All of the data that follows should be retyped exactly, please, except the pictures.
——————
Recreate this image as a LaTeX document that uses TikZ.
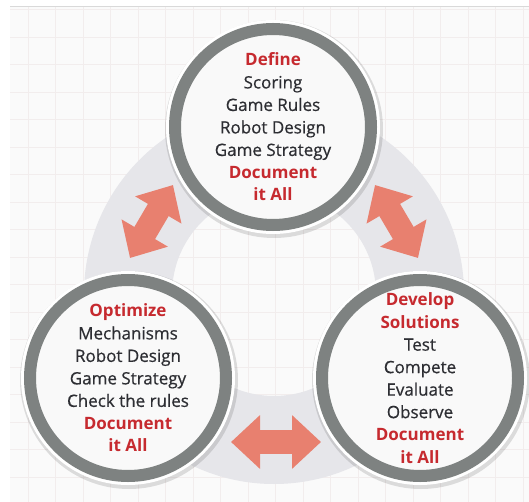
\documentclass[tikz,border=0pt]{standalone}
\usepackage{fontspec}
\setmainfont{Open Sans}
\newfontfamily\stagefont{Open Sans}[FakeBold=0.6]
\usetikzlibrary{arrows.meta}
\definecolor{pagefill}{HTML}{FAFAFA}
\definecolor{gridpink}{HTML}{F2EDED}
\definecolor{ringfill}{HTML}{E6E6EA}
\definecolor{bandgray}{HTML}{7E8281}
\definecolor{innerfill}{HTML}{F9F9F9}
\definecolor{textdark}{HTML}{2D2E33}
\definecolor{headred}{HTML}{C62A2F}
\definecolor{arrowsalmon}{HTML}{E8806F}
\newcommand{\stagehead}[1]{{\color{headred}\fontfamily{\familydefault}\bfseries #1}}
\begin{document}
\begin{tikzpicture}[x=1pt,y=-1pt]
\tikzset{
  stage/.style={circle,draw=bandgray,line width=12pt,fill=innerfill,minimum size=196pt,inner sep=0pt,
    align=center,text=textdark,font=\stagefont\fontsize{17}{22.5}\selectfont,
    preaction={draw=black,opacity=0.12,line width=22pt,transform canvas={shift={(1pt,-2pt)}}},
    preaction={draw=white,line width=18pt}},
  bothway/.style={draw=arrowsalmon,line width=24pt,{Triangle[width=52pt,length=29pt]}-{Triangle[width=52pt,length=29pt]}}
}
\useasboundingbox (0,0) rectangle (529,502);
\fill[pagefill] (0,0) rectangle (529,502);
\foreach \x in {0.5,28,...,529} \draw[gridpink,line width=0.8pt] (\x,6) -- (\x,502);
\foreach \y in {9.5,37,...,502} \draw[gridpink,line width=0.8pt] (10,\y) -- (529,\y);
\fill[white] (0,0) rectangle (529,6);
\fill[white] (0,0) rectangle (10,502);
\draw[black!15] (10,6) -- (529,6);

\coordinate (hub) at (274,294);
\fill[ringfill,even odd rule] (hub) circle[radius=190] (hub) circle[radius=102];

\node[stage] (define) at (273,127) {\stagehead{Define}\\Scoring\\Game Rules\\Robot Design\\Game Strategy\\\stagehead{Document}\\\stagehead{it All}};
\node[stage] (optimize) at (128,378) {\stagehead{Optimize}\\Mechanisms\\Robot Design\\Game Strategy\\Check the rules\\\stagehead{Document}\\\stagehead{it All}};
\node[stage] (develop) at (420,378) {\stagehead{Develop}\\\stagehead{Solutions}\\Test\\Compete\\Evaluate\\Observe\\\stagehead{Document}\\\stagehead{it All}};

\coordinate (leftlow) at (130,258);
\coordinate (lefthigh) at (173,185);
\coordinate (righthigh) at (375,185);
\coordinate (rightlow) at (418,258);
\coordinate (bottomleft) at (231,442);
\coordinate (bottomright) at (321,442);
\draw[bothway] (leftlow) -- (lefthigh);
\draw[bothway] (righthigh) -- (rightlow);
\draw[bothway] (bottomleft) -- (bottomright);
\end{tikzpicture}
\end{document}
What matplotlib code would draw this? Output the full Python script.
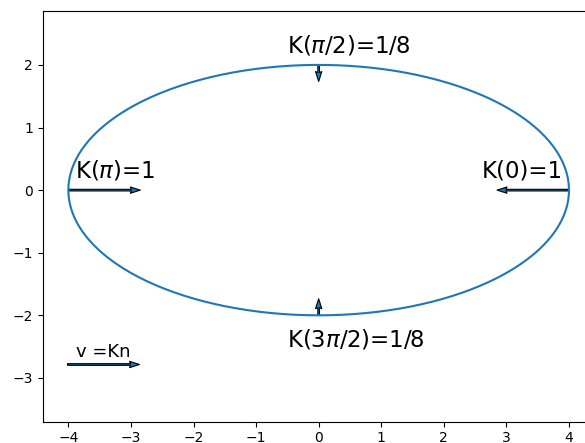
import numpy as np
import matplotlib
matplotlib.use("Agg")
import matplotlib.pyplot as plt

# Ellipse parameters
a_axis = 4
b_axis = 2
t = np.linspace(0, 2 * np.pi, 400)

# Curvature vectors at the four vertices (as drawn)
px = [4, 0, -4, 0]
py = [0, 2, 0, -2]
u = [-1, 0, 1, 0]
v = [0, -0.23, 0, 0.23]

labels = ["K(0)=1", r"K($\pi$/2)=1/8", r"K($\pi$)=1", r"K(3$\pi$/2)=1/8"]
label_x = [2.6, -0.5, -3.9, -0.5]
label_y = [0.2, 2.2, 0.2, -2.5]

fig = plt.figure(figsize=(5.85, 4.43), dpi=100)
ax = fig.add_axes([0.073, 0.048, 0.9424, 0.927])
ax.plot(a_axis * np.cos(t), b_axis * np.sin(t), color="C0", lw=1.5)
Q = ax.quiver(px, py, u, v, angles="xy", scale_units="xy", scale=0.87,
              width=0.003, headwidth=3.8, headlength=6, headaxislength=5.4,
              color="C0", edgecolor="k", linewidth=0.8)
ax.quiverkey(Q, -3.44, -2.78, 1, "v =Kn", labelpos="N", coordinates="data",
             labelsep=0.03, fontproperties={"size": 13})
for lx, ly, s in zip(label_x, label_y, labels):
    ax.text(lx, ly, s, fontsize=16.5)
ax.set_xlim(-4.41, 4.4)
ax.set_ylim(-3.70, 2.86)
ax.set_xticks(range(-4, 5))
ax.set_yticks(range(-3, 3))
fig.savefig("out.png", dpi=100)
——————
* [Correct answer]
Recreate this image as a LaTeX document that uses TikZ.
\documentclass[tikz,border=0pt]{standalone}
\usepackage{fontspec}
\setmainfont{Open Sans}
\newfontfamily\stagefont{Open Sans}[FakeBold=0.6]
\usetikzlibrary{arrows.meta}
\definecolor{pagefill}{HTML}{FAFAFA}
\definecolor{gridpink}{HTML}{F2EDED}
\definecolor{ringfill}{HTML}{E6E6EA}
\definecolor{bandgray}{HTML}{7E8281}
\definecolor{innerfill}{HTML}{F9F9F9}
\definecolor{textdark}{HTML}{2D2E33}
\definecolor{headred}{HTML}{C62A2F}
\definecolor{arrowsalmon}{HTML}{E8806F}
\newcommand{\stagehead}[1]{{\color{headred}\fontfamily{\familydefault}\bfseries #1}}
\begin{document}
\begin{tikzpicture}[x=1pt,y=-1pt]
\tikzset{
  stage/.style={circle,draw=bandgray,line width=12pt,fill=innerfill,minimum size=196pt,inner sep=0pt,
    align=center,text=textdark,font=\stagefont\fontsize{17}{22.5}\selectfont,
    preaction={draw=black,opacity=0.12,line width=22pt,transform canvas={shift={(1pt,-2pt)}}},
    preaction={draw=white,line width=18pt}},
  bothway/.style={draw=arrowsalmon,line width=24pt,{Triangle[width=52pt,length=29pt]}-{Triangle[width=52pt,length=29pt]}}
}
\useasboundingbox (0,0) rectangle (529,502);
\fill[pagefill] (0,0) rectangle (529,502);
\foreach \x in {0.5,28,...,529} \draw[gridpink,line width=0.8pt] (\x,6) -- (\x,502);
\foreach \y in {9.5,37,...,502} \draw[gridpink,line width=0.8pt] (10,\y) -- (529,\y);
\fill[white] (0,0) rectangle (529,6);
\fill[white] (0,0) rectangle (10,502);
\draw[black!15] (10,6) -- (529,6);

\coordinate (hub) at (274,294);
\fill[ringfill,even odd rule] (hub) circle[radius=190] (hub) circle[radius=102];

\node[stage] (define) at (273,127) {\stagehead{Define}\\Scoring\\Game Rules\\Robot Design\\Game Strategy\\\stagehead{Document}\\\stagehead{it All}};
\node[stage] (optimize) at (128,378) {\stagehead{Optimize}\\Mechanisms\\Robot Design\\Game Strategy\\Check the rules\\\stagehead{Document}\\\stagehead{it All}};
\node[stage] (develop) at (420,378) {\stagehead{Develop}\\\stagehead{Solutions}\\Test\\Compete\\Evaluate\\Observe\\\stagehead{Document}\\\stagehead{it All}};

\coordinate (leftlow) at (130,258);
\coordinate (lefthigh) at (173,185);
\coordinate (righthigh) at (375,185);
\coordinate (rightlow) at (418,258);
\coordinate (bottomleft) at (231,442);
\coordinate (bottomright) at (321,442);
\draw[bothway] (leftlow) -- (lefthigh);
\draw[bothway] (righthigh) -- (rightlow);
\draw[bothway] (bottomleft) -- (bottomright);
\end{tikzpicture}
\end{document}
What matplotlib code would draw this? Output the full Python script.
import numpy as np
import matplotlib
matplotlib.use("Agg")
import matplotlib.pyplot as plt

# Ellipse parameters
a_axis = 4
b_axis = 2
t = np.linspace(0, 2 * np.pi, 400)

# Curvature vectors at the four vertices (as drawn)
px = [4, 0, -4, 0]
py = [0, 2, 0, -2]
u = [-1, 0, 1, 0]
v = [0, -0.23, 0, 0.23]

labels = ["K(0)=1", r"K($\pi$/2)=1/8", r"K($\pi$)=1", r"K(3$\pi$/2)=1/8"]
label_x = [2.6, -0.5, -3.9, -0.5]
label_y = [0.2, 2.2, 0.2, -2.5]

fig = plt.figure(figsize=(5.85, 4.43), dpi=100)
ax = fig.add_axes([0.073, 0.048, 0.9424, 0.927])
ax.plot(a_axis * np.cos(t), b_axis * np.sin(t), color="C0", lw=1.5)
Q = ax.quiver(px, py, u, v, angles="xy", scale_units="xy", scale=0.87,
              width=0.003, headwidth=3.8, headlength=6, headaxislength=5.4,
              color="C0", edgecolor="k", linewidth=0.8)
ax.quiverkey(Q, -3.44, -2.78, 1, "v =Kn", labelpos="N", coordinates="data",
             labelsep=0.03, fontproperties={"size": 13})
for lx, ly, s in zip(label_x, label_y, labels):
    ax.text(lx, ly, s, fontsize=16.5)
ax.set_xlim(-4.41, 4.4)
ax.set_ylim(-3.70, 2.86)
ax.set_xticks(range(-4, 5))
ax.set_yticks(range(-3, 3))
fig.savefig("out.png", dpi=100)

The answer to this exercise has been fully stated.